Here is the task for the listing below: output exactly the lines from the one containing "Convert this chart" through the one containing "import * as d3 from 'd3';", and leave out the pictures.

Charts and diagrams as code:
============

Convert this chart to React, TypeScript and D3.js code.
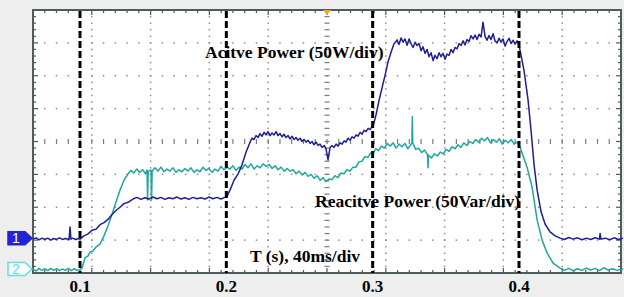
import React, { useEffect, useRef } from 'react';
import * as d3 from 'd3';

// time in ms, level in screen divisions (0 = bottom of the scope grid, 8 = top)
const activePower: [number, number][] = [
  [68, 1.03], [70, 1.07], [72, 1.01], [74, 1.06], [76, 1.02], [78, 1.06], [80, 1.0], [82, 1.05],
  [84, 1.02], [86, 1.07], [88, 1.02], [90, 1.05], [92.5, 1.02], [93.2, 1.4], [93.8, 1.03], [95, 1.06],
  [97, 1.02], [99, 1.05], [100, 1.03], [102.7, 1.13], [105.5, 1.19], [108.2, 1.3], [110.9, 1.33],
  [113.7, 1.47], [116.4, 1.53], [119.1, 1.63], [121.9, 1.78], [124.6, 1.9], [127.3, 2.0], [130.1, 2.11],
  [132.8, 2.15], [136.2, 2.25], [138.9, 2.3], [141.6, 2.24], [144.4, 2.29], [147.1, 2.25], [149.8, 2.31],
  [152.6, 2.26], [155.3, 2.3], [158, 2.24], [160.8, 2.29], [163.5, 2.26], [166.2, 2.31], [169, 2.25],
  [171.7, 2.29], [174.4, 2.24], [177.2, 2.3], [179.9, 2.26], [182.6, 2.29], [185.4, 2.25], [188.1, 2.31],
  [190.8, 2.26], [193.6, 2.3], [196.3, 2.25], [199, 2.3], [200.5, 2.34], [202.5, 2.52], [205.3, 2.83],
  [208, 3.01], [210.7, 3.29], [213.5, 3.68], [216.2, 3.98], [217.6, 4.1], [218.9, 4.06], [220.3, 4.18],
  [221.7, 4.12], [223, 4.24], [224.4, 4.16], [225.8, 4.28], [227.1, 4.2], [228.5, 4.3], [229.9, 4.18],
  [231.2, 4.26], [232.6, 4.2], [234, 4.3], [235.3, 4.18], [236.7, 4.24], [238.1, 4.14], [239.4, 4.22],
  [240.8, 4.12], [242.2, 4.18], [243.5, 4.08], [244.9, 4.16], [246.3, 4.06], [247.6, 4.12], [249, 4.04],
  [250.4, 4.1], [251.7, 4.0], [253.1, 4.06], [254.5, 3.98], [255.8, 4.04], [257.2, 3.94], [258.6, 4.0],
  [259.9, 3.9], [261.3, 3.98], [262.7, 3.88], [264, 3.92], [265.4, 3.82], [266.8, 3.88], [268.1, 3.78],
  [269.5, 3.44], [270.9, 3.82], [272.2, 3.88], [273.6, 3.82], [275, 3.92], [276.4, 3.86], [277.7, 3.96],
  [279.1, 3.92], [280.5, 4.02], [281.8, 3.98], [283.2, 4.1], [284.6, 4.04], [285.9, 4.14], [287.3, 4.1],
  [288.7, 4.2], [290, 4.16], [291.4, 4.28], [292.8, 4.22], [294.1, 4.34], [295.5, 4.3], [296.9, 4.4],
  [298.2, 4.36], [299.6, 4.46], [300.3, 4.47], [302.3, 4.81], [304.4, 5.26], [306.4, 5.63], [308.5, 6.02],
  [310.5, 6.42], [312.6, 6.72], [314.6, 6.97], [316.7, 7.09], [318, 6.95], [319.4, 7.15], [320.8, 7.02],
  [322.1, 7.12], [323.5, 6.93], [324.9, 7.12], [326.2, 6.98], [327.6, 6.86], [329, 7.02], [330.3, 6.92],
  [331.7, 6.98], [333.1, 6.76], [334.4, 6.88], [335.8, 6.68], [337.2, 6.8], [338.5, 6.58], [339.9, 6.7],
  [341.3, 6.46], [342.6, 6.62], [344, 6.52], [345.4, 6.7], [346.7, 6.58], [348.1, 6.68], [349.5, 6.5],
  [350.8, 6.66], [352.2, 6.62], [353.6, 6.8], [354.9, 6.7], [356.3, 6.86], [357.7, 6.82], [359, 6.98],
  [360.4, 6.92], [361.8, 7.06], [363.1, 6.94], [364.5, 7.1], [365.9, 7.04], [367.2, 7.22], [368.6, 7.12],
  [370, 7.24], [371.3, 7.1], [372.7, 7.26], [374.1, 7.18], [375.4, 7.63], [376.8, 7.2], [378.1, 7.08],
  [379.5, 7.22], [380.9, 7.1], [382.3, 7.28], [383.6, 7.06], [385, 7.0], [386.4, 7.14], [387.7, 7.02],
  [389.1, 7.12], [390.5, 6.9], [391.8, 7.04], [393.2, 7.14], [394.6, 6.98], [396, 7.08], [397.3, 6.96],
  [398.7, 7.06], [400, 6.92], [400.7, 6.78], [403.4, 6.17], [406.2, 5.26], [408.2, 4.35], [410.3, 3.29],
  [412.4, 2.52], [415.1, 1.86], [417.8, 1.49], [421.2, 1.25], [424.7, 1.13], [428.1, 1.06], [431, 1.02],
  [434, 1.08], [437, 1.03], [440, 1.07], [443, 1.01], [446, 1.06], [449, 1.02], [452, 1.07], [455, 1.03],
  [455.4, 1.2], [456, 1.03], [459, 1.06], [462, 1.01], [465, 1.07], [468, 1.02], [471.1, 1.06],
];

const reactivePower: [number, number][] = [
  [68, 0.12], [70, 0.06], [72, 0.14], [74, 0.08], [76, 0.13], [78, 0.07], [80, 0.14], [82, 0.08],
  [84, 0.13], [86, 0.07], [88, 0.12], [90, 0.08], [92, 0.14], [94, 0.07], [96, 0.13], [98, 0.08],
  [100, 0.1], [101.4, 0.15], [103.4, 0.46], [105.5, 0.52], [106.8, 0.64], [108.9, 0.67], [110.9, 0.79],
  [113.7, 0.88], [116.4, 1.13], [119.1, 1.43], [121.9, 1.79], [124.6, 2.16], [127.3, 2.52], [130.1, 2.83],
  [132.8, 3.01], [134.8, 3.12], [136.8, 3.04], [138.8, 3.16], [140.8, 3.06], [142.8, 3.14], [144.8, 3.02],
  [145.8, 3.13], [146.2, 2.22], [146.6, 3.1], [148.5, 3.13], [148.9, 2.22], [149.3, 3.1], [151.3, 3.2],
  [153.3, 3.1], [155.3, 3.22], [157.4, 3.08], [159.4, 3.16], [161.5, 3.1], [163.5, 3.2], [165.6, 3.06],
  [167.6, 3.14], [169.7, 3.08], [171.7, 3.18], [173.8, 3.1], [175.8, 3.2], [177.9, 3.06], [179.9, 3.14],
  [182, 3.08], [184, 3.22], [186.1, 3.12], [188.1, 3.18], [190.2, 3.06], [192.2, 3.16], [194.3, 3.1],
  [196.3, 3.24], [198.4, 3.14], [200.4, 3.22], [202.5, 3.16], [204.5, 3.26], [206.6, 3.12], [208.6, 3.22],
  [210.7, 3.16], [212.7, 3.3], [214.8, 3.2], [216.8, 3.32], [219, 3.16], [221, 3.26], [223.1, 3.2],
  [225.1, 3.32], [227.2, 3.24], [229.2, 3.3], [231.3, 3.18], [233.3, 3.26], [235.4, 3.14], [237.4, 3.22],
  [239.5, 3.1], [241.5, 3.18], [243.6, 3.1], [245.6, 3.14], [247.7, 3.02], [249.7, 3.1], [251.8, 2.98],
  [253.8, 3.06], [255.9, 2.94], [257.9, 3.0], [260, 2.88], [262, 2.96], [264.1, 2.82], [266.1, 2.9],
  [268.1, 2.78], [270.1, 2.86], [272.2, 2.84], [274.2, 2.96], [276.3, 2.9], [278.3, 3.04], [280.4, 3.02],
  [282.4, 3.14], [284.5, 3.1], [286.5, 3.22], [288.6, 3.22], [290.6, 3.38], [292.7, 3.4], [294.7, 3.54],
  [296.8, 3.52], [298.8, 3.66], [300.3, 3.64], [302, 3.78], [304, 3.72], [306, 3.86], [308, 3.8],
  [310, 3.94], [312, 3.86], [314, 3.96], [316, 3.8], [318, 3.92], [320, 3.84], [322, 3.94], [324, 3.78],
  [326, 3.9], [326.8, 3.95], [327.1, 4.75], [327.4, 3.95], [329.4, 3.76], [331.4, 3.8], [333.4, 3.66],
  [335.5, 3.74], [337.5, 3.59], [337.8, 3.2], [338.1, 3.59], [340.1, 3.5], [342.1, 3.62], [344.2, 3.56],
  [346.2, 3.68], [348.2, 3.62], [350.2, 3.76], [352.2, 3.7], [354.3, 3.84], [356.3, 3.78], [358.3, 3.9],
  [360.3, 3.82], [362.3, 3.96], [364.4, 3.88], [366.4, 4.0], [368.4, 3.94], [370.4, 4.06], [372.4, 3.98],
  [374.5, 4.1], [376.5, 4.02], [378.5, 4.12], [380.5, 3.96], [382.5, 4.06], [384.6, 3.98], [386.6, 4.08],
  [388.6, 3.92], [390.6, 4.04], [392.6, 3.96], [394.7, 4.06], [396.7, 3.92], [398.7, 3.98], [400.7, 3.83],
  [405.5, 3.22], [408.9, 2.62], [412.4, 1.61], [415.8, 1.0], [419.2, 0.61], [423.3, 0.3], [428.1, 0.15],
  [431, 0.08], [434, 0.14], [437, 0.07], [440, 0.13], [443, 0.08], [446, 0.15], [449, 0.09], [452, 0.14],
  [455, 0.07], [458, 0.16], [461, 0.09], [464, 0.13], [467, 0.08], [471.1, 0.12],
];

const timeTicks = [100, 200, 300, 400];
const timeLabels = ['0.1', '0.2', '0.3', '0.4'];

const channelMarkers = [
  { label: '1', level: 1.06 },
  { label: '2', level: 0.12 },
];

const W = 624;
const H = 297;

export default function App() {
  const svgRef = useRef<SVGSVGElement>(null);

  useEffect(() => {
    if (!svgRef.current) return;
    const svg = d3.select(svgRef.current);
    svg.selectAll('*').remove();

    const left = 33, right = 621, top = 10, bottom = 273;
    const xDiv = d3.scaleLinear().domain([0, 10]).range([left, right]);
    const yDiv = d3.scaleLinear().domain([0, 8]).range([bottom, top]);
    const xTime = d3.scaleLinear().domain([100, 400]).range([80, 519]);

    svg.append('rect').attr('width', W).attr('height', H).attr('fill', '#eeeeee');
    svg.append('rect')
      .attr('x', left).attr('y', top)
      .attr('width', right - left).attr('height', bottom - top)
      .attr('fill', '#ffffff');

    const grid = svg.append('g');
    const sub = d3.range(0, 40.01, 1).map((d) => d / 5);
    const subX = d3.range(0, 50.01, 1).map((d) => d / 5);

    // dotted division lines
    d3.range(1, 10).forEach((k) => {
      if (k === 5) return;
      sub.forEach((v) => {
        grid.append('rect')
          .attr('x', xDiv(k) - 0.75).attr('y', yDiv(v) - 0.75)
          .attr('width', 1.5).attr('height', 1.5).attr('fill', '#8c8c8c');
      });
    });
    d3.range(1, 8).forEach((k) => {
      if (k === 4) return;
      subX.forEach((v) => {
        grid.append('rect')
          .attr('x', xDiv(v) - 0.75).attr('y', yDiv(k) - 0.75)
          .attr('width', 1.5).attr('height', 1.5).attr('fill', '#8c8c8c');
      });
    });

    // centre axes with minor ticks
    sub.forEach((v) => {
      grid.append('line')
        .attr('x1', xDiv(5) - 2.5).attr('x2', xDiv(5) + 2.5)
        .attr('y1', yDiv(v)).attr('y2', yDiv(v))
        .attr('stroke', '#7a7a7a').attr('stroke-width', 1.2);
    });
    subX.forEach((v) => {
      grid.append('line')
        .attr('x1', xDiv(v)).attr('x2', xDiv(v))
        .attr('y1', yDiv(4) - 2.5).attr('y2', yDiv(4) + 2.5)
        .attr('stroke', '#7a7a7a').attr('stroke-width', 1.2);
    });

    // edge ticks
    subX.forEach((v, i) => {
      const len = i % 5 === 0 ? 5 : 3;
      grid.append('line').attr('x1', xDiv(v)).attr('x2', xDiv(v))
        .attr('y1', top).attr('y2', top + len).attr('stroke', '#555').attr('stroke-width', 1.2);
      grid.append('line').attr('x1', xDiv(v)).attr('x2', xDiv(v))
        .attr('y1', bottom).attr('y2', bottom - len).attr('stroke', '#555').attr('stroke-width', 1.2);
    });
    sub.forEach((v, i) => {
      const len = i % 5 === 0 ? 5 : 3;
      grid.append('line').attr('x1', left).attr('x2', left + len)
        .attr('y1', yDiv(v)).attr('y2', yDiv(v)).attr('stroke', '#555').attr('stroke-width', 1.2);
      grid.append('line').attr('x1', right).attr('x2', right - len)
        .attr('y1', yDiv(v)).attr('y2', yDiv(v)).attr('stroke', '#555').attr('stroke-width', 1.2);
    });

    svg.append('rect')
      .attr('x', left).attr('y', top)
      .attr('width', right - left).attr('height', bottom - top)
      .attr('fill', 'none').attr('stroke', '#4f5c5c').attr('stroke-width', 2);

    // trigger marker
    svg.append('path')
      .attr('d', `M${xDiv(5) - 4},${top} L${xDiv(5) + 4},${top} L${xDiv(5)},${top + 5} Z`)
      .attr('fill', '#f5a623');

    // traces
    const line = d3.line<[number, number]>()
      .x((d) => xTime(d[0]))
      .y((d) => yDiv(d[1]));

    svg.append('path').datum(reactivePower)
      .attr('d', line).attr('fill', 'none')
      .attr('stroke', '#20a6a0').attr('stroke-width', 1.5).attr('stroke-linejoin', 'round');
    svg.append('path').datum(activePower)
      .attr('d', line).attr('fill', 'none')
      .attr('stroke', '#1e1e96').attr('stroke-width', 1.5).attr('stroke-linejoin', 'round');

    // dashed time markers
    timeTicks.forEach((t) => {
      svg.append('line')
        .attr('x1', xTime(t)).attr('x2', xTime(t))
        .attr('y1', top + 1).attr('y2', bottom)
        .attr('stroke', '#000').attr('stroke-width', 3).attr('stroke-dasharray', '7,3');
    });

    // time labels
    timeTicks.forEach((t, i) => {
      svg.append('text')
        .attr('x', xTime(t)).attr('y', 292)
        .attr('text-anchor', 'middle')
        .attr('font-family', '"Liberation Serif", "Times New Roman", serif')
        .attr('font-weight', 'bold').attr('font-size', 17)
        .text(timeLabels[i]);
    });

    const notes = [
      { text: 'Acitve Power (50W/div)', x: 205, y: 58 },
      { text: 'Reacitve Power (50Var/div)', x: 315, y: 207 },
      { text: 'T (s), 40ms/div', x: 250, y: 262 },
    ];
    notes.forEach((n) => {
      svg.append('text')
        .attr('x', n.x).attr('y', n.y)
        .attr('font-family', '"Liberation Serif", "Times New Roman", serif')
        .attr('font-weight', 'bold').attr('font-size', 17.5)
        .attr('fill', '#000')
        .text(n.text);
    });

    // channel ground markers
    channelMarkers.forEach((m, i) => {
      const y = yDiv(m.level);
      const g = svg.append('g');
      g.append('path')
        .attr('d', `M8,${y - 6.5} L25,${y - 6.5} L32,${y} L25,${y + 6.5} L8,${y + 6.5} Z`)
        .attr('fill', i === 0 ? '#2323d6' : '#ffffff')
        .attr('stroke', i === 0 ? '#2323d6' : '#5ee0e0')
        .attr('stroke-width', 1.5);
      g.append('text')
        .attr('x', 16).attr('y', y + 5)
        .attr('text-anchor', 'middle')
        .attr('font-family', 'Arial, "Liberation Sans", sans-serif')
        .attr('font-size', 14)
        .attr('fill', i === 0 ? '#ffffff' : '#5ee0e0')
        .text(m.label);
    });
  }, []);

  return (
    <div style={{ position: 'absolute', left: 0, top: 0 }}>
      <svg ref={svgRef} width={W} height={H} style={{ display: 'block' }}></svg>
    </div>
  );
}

============

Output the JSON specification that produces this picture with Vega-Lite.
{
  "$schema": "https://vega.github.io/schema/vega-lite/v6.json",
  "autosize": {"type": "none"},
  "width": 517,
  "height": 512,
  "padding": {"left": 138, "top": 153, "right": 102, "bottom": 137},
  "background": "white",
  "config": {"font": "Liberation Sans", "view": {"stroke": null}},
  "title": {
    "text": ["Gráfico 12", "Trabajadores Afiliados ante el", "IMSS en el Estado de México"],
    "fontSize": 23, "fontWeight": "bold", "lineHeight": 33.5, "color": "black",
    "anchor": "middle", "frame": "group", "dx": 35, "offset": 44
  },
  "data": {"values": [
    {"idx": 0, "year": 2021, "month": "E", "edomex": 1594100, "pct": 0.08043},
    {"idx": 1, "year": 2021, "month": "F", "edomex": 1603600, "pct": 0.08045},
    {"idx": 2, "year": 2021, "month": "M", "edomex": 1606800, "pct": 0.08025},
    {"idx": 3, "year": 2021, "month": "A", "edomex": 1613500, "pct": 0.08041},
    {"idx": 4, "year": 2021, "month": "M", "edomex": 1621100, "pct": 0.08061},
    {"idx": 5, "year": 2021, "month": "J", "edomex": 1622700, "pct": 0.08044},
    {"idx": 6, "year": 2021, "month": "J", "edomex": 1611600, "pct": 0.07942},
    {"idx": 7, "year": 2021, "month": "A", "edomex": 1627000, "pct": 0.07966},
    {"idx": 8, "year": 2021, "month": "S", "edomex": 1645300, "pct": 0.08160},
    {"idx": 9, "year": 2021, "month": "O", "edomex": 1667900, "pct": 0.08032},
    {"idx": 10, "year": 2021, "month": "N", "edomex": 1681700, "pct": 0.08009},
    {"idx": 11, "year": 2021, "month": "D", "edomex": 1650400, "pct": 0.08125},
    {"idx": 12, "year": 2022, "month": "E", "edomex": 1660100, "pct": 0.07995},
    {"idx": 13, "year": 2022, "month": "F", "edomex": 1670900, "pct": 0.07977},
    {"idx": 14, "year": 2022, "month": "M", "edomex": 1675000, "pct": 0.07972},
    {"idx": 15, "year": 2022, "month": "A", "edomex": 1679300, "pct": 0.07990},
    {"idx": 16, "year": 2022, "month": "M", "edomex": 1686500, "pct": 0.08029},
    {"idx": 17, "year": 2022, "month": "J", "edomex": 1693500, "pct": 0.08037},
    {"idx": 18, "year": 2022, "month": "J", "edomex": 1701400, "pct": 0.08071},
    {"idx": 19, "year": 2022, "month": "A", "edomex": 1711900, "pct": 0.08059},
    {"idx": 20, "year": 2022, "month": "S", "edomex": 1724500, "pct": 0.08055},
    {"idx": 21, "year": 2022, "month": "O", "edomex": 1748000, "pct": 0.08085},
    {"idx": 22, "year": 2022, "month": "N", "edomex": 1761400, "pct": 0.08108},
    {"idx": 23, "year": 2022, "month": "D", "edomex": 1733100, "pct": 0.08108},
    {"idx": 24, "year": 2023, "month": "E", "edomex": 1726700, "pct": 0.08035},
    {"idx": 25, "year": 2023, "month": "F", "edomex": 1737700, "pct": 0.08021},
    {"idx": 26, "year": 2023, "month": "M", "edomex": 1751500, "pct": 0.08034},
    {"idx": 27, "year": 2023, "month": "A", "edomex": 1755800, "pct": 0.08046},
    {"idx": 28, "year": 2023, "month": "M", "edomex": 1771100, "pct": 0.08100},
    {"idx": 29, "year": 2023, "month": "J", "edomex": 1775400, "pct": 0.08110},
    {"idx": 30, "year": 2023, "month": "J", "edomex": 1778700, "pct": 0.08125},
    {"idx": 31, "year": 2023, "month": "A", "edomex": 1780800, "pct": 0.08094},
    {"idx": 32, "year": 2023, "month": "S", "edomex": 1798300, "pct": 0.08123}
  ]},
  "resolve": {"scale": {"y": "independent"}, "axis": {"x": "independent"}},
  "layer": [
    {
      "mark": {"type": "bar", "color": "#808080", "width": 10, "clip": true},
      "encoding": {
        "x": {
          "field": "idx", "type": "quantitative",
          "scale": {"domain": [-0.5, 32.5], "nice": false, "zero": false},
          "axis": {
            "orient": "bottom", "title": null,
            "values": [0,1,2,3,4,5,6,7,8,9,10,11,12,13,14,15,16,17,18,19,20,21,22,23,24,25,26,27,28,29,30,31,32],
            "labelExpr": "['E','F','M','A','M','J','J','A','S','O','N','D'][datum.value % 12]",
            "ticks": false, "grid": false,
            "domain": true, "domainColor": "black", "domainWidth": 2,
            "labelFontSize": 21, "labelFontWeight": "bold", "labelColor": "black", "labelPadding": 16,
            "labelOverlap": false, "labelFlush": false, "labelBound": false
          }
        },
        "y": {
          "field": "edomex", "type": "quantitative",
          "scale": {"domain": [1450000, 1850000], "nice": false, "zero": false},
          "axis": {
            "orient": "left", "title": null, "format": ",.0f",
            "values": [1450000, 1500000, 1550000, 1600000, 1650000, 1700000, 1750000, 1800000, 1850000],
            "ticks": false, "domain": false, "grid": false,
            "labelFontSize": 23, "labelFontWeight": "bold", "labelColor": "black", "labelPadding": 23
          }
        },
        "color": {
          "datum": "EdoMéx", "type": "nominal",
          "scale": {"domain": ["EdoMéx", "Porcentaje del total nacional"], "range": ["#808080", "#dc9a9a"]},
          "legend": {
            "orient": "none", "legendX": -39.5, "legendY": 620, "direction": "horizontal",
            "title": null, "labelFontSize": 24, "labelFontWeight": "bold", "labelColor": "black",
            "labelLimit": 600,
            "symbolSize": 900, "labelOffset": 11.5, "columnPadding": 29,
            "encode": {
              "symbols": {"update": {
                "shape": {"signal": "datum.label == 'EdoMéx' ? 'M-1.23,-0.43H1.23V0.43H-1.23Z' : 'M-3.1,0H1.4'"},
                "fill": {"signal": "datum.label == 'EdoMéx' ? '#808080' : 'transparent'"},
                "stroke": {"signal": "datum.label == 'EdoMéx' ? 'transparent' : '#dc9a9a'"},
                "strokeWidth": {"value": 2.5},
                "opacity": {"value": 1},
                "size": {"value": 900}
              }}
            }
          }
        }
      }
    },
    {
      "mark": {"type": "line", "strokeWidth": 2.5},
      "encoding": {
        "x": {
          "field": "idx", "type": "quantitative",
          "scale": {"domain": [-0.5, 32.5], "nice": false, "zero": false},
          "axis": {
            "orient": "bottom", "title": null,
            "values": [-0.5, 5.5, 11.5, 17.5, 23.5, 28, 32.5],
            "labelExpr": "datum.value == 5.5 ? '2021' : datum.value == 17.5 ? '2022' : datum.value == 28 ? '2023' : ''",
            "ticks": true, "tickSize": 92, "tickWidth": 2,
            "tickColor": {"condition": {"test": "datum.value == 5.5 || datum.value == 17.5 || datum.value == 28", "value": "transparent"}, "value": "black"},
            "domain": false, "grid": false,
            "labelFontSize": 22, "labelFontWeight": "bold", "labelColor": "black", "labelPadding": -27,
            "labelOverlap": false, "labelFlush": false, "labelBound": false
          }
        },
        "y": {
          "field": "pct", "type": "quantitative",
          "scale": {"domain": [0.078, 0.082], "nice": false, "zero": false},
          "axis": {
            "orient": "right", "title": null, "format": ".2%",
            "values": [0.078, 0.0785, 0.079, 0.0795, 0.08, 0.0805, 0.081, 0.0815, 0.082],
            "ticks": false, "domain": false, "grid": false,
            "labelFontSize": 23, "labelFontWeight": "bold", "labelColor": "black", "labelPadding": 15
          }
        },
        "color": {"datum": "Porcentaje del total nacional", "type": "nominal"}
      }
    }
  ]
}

============

Solution for this exercise:
Convert this chart to React, TypeScript and D3.js code.
import React, { useEffect, useRef } from 'react';
import * as d3 from 'd3';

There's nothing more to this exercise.